Aim of the task: Can you pull out each line of the data below that includes the word "this"?

[START Material to process]

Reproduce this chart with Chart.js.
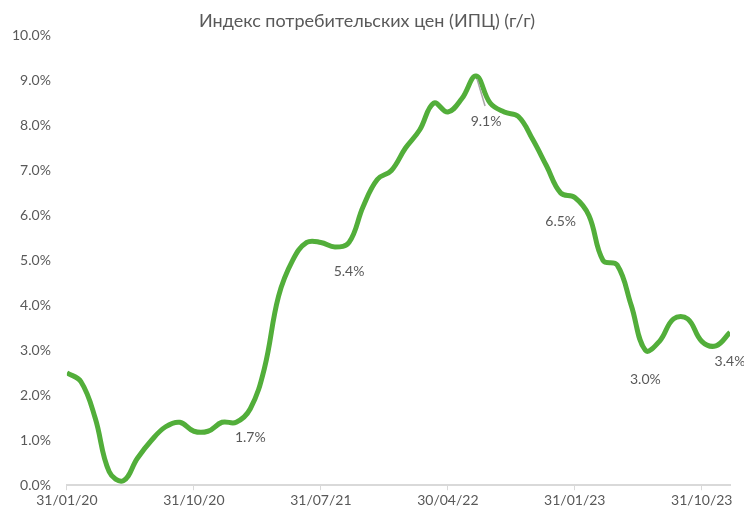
<!DOCTYPE html>
<html>
<head>
<meta charset="utf-8">
<script src="https://cdn.jsdelivr.net/npm/chart.js@4.4.1/dist/chart.umd.min.js"></script>
<style>
    html, body { margin: 0; padding: 0; background: #fff; }
    #wrap { width: 744px; height: 513px; }
</style>
</head>
<body>
<div id="wrap"><canvas id="cpiChart"></canvas></div>
<script>
// monthly CPI y/y, Jan 2020 .. Dec 2023
const cpiValues = [
    2.5, 2.3, 1.5, 0.3, 0.1, 0.6, 1.0, 1.3, 1.4, 1.2, 1.2, 1.4,
    1.4, 1.7, 2.6, 4.2, 5.0, 5.4, 5.4, 5.3, 5.4, 6.2, 6.8, 7.0,
    7.5, 7.9, 8.5, 8.3, 8.6, 9.1, 8.5, 8.3, 8.2, 7.7, 7.1, 6.5,
    6.4, 6.0, 5.0, 4.9, 4.0, 3.0, 3.2, 3.7, 3.7, 3.2, 3.1, 3.4
];
const tickLabels = { 0: '31/01/20', 9: '31/10/20', 18: '31/07/21', 27: '30/04/22', 36: '31/01/23', 45: '31/10/23' };
const labelledMonths = [13, 20, 29, 35, 41, 47];

const points = cpiValues.map((v, i) => ({ x: i, y: v }));
const textColor = '#595959';
const fontFamily = "Lato, 'Noto Sans', sans-serif";

const pointLabels = {
    id: 'pointLabels',
    afterDatasetsDraw(chart) {
        const ctx = chart.ctx;
        const meta = chart.getDatasetMeta(0);
        ctx.save();
        ctx.font = '14px ' + fontFamily;
        ctx.fillStyle = textColor;
        ctx.textAlign = 'center';
        ctx.textBaseline = 'middle';
        labelledMonths.forEach(i => {
            const p = meta.data[i];
            let dx = 0, dy = 29;
            if (i === 29) {
                // peak label sits further down with a leader line
                dx = 10; dy = 45;
                ctx.strokeStyle = '#a6a6a6';
                ctx.lineWidth = 1.5;
                ctx.beginPath();
                ctx.moveTo(p.x + 1, p.y + 3);
                ctx.lineTo(p.x + 9, p.y + 30);
                ctx.stroke();
            }
            ctx.fillText(cpiValues[i].toFixed(1) + '%', p.x + dx, p.y + dy);
        });
        ctx.restore();
    }
};

new Chart(document.getElementById('cpiChart'), {
    type: 'line',
    data: {
        datasets: [{
            data: points,
            borderColor: '#52AE3A',
            borderWidth: 5,
            pointRadius: 0,
            tension: 0.4,
            fill: false
        }]
    },
    options: {
        responsive: true,
        maintainAspectRatio: false,
        animation: false,
        layout: { padding: { left: 4, right: 14, top: 6, bottom: 2 } },
        plugins: {
            legend: { display: false },
            tooltip: { enabled: false },
            title: {
                display: true,
                text: 'Индекс потребительских цен (ИПЦ) (г/г)',
                color: textColor,
                font: { family: fontFamily, size: 18, weight: 'normal' },
                padding: { top: 4, bottom: 4 }
            }
        },
        scales: {
            x: {
                type: 'linear',
                min: 0,
                max: cpiValues.length - 1,
                grid: { drawOnChartArea: false, color: '#d9d9d9', tickLength: 5 },
                border: { color: '#d9d9d9', width: 2 },
                afterBuildTicks(axis) {
                    axis.ticks = Object.keys(tickLabels).map(k => ({ value: Number(k) }));
                },
                ticks: {
                    color: textColor,
                    font: { family: fontFamily, size: 14 },
                    maxRotation: 0,
                    autoSkip: false,
                    padding: 2,
                    callback: v => tickLabels[v] || ''
                }
            },
            y: {
                min: 0,
                max: 10,
                grid: { display: false },
                border: { display: false },
                ticks: {
                    stepSize: 1,
                    color: textColor,
                    font: { family: fontFamily, size: 14 },
                    padding: 8,
                    callback: v => v.toFixed(1) + '%'
                }
            }
        }
    },
    plugins: [pointLabels]
});
</script>
</body>
</html>
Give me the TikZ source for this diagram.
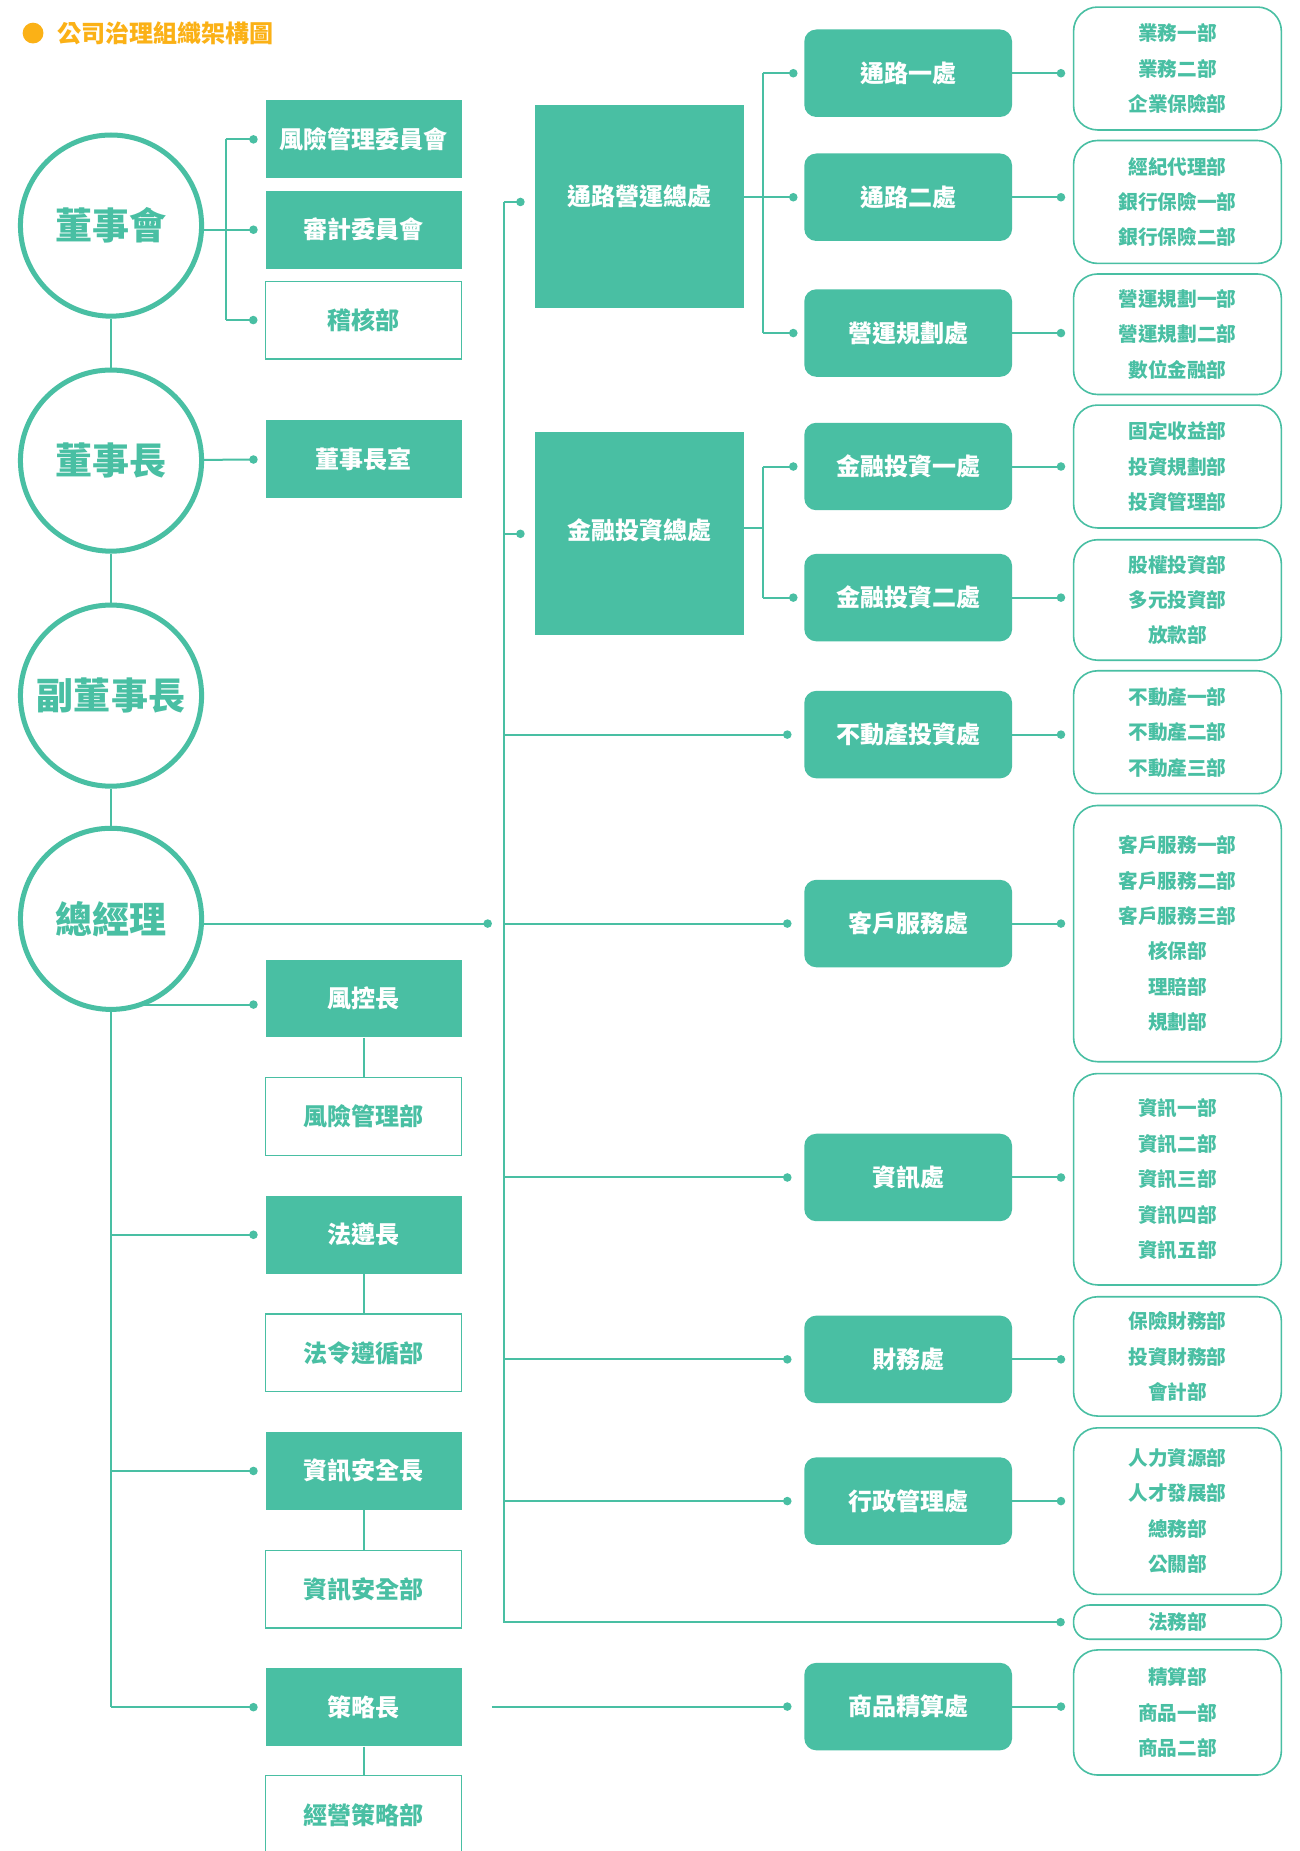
\documentclass[tikz,border=0pt]{standalone}
\usepackage{fontspec}
\setmainfont{Noto Sans CJK TC}
\usetikzlibrary{arrows.meta,backgrounds}
\definecolor{orgteal}{HTML}{49BFA3}
\definecolor{orgorange}{HTML}{FBB116}
\tikzset{
  chief/.style={circle, draw=orgteal, fill=white, line width=2.5pt, minimum size=90.5pt, inner sep=0pt, text=orgteal, font=\fontsize{18.5}{20}\selectfont\bfseries},
  solidbox/.style={fill=orgteal, text=white, minimum width=98pt, minimum height=38.9pt, inner sep=0pt, font=\fontsize{12}{14}\selectfont\bfseries},
  hollowbox/.style={solidbox, fill=white, draw=orgteal, line width=0.6pt, text=orgteal},
  bigbox/.style={solidbox, minimum width=104.4pt, minimum height=101.5pt},
  unitbox/.style={solidbox, rounded corners=6pt, minimum width=103.8pt, minimum height=43.7pt},
  deptbox/.style={draw=orgteal, fill=white, line width=0.8pt, rounded corners=12pt, text=orgteal, minimum width=103.8pt, minimum height=#1, inner sep=0pt, align=center, font=\fontsize{9.8}{17.7}\selectfont\bfseries},
  wire/.style={draw=orgteal, line width=1pt},
  dotwire/.style={wire, -{Circle[length=4.2pt]}, shorten >=#1},
  dotwire/.default=3.8pt
}
\begin{document}
\begin{tikzpicture}[x=0.59pt,y=-0.59pt]
\useasboundingbox (0,0) rectangle (1100,1567.3);

\node [circle, fill=orgorange, minimum size=10.4pt, inner sep=0pt] (bullet) at (28,28) {};
\node [anchor=west, inner sep=0pt, text=orgorange, font=\fontsize{12}{14}\selectfont\bfseries] (title) at (48,28) {公司治理組織架構圖};

\node [chief] (board) at (94,191) {董事會};
\node [chief] (chair) at (94,390) {董事長};
\node [chief] (vice) at (94,589) {副董事長};
\node [chief] (gm) at (94,778) {總經理};

\node [solidbox] (rmc) at (308,118) {風險管理委員會};
\node [solidbox] (audit) at (308,194.5) {審計委員會};
\node [hollowbox] (inaud) at (308,271) {稽核部};
\node [solidbox] (office) at (308,389) {董事長室};
\node [solidbox] (cro) at (308,845.5) {風控長};
\node [hollowbox] (riskdept) at (308,945.5) {風險管理部};
\node [solidbox] (cco) at (308,1045.5) {法遵長};
\node [hollowbox] (compdept) at (308,1145.5) {法令遵循部};
\node [solidbox] (ciso) at (308,1245.5) {資訊安全長};
\node [hollowbox] (secdept) at (308,1345.5) {資訊安全部};
\node [solidbox] (cso) at (308,1445.5) {策略長};
\node [hollowbox] (stratdept) at (308,1536.6) {經營策略部};

\node [bigbox, text depth=11.5pt] (chan) at (541.5,175) {通路營運總處};
\node [bigbox, text depth=5pt] (invest) at (541.5,452) {金融投資總處};

\node [unitbox] (ch1) at (769,62) {通路一處};
\node [unitbox] (ch2) at (769,167) {通路二處};
\node [unitbox] (plan) at (769,282) {營運規劃處};
\node [unitbox] (inv1) at (769,395) {金融投資一處};
\node [unitbox] (inv2) at (769,506) {金融投資二處};
\node [unitbox] (estate) at (769,622) {不動產投資處};
\node [unitbox] (service) at (769,782) {客戶服務處};
\node [unitbox] (info) at (769,997) {資訊處};
\node [unitbox] (finance) at (769,1151) {財務處};
\node [unitbox] (admin) at (769,1271) {行政管理處};
\node [unitbox] (actu) at (769,1445) {商品精算處};

\node [deptbox=61.4pt] (sales) at (997,58) {業務一部\\業務二部\\企業保險部};
\node [deptbox=61.4pt] (broker) at (997,171) {經紀代理部\\銀行保險一部\\銀行保險二部};
\node [deptbox=60.2pt] (opsplan) at (997,283) {營運規劃一部\\營運規劃二部\\數位金融部};
\node [deptbox=61.4pt] (fixinc) at (997,395) {固定收益部\\投資規劃部\\投資管理部};
\node [deptbox=60.2pt] (equity) at (997,508) {股權投資部\\多元投資部\\放款部};
\node [deptbox=61.4pt] (realty) at (997,620) {不動產一部\\不動產二部\\不動產三部};
\node [deptbox=128pt] (custsvc) at (997,790.5) {客戶服務一部\\客戶服務二部\\客戶服務三部\\核保部\\理賠部\\規劃部};
\node [deptbox=105.6pt] (itdept) at (997,998.5) {資訊一部\\資訊二部\\資訊三部\\資訊四部\\資訊五部};
\node [deptbox=59.6pt] (finacct) at (997,1148.5) {保險財務部\\投資財務部\\會計部};
\node [deptbox=83.2pt] (hr) at (997,1279.5) {人力資源部\\人才發展部\\總務部\\公關部};
\node [deptbox=17.1pt, rounded corners=8pt] (legal) at (997,1373.5) {法務部};
\node [deptbox=62.5pt] (actdept) at (997,1450) {精算部\\商品一部\\商品二部};

\begin{scope}[on background layer]
\fill [white] (0,0) rectangle (1100,1567.3);

\coordinate (bdbus) at (191,0);
\coordinate (crotap) at ([yshift=-3pt]cro.west);
\coordinate (trunk) at (427,171);
\coordinate (tap) at (416.5,782);
\coordinate (chbus) at (646,0);
\coordinate (invtap) at ([yshift=3pt]invest.east);

\draw [wire] (board) -- (chair) -- (vice) -- (gm) -- (gm |- cso.west);
\draw [dotwire] (board |- audit.west) -- (audit.west);
\draw [wire] (bdbus |- rmc.west) -- (bdbus |- inaud.west);
\draw [dotwire] (bdbus |- rmc.west) -- (rmc.west);
\draw [dotwire] (bdbus |- inaud.west) -- (inaud.west);
\draw [dotwire] (chair) -- (office.west);

\draw [dotwire] (gm |- crotap) -- (crotap);
\draw [dotwire] (gm |- cco.west) -- (cco.west);
\draw [dotwire] (gm |- ciso.west) -- (ciso.west);
\draw [dotwire] (gm |- cso.west) -- (cso.west);
\draw [wire] (cro) -- (riskdept);
\draw [wire] (cco) -- (compdept);
\draw [wire] (ciso) -- (secdept);
\draw [wire] (cso) -- (stratdept);

\draw [dotwire=4pt] (trunk) -- (trunk |- legal.west) -- (legal.west);
\draw [dotwire=5pt] (trunk) -- (trunk -| chan.west);
\draw [dotwire=5pt] (trunk |- invest.west) -- (invest.west);
\draw [dotwire=6.2pt] (trunk |- estate.west) -- (estate.west);
\draw [dotwire=6.2pt] (trunk |- service.west) -- (service.west);
\draw [dotwire=6.2pt] (trunk |- info.west) -- (info.west);
\draw [dotwire=6.2pt] (trunk |- finance.west) -- (finance.west);
\draw [dotwire=6.2pt] (trunk |- admin.west) -- (admin.west);
\draw [dotwire=0pt] (gm |- tap) -- (tap);
\draw [dotwire=6.2pt] (tap |- actu.west) -- (actu.west);

\draw [dotwire=3.2pt] (chan.east |- ch2.west) -- (ch2.west);
\draw [wire] (chbus |- ch1.west) -- (chbus |- plan.west);
\draw [dotwire=3.2pt] (chbus |- ch1.west) -- (ch1.west);
\draw [dotwire=3.2pt] (chbus |- plan.west) -- (plan.west);
\draw [wire] (invtap) -- (chbus |- invtap);
\draw [wire] (chbus |- inv1.west) -- (chbus |- inv2.west);
\draw [dotwire=3.2pt] (chbus |- inv1.west) -- (inv1.west);
\draw [dotwire=3.2pt] (chbus |- inv2.west) -- (inv2.west);

\draw [dotwire] (ch1.east) -- (ch1.east -| sales.west);
\draw [dotwire] (ch2.east) -- (ch2.east -| broker.west);
\draw [dotwire] (plan.east) -- (plan.east -| opsplan.west);
\draw [dotwire] (inv1.east) -- (inv1.east -| fixinc.west);
\draw [dotwire] (inv2.east) -- (inv2.east -| equity.west);
\draw [dotwire] (estate.east) -- (estate.east -| realty.west);
\draw [dotwire] (service.east) -- (service.east -| custsvc.west);
\draw [dotwire] (info.east) -- (info.east -| itdept.west);
\draw [dotwire] (finance.east) -- (finance.east -| finacct.west);
\draw [dotwire] (admin.east) -- (admin.east -| hr.west);
\draw [dotwire] (actu.east) -- (actu.east -| actdept.west);
\end{scope}
\end{tikzpicture}
\end{document}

[END Material to process]

Expected output:
Reproduce this chart with Chart.js.
Give me the TikZ source for this diagram.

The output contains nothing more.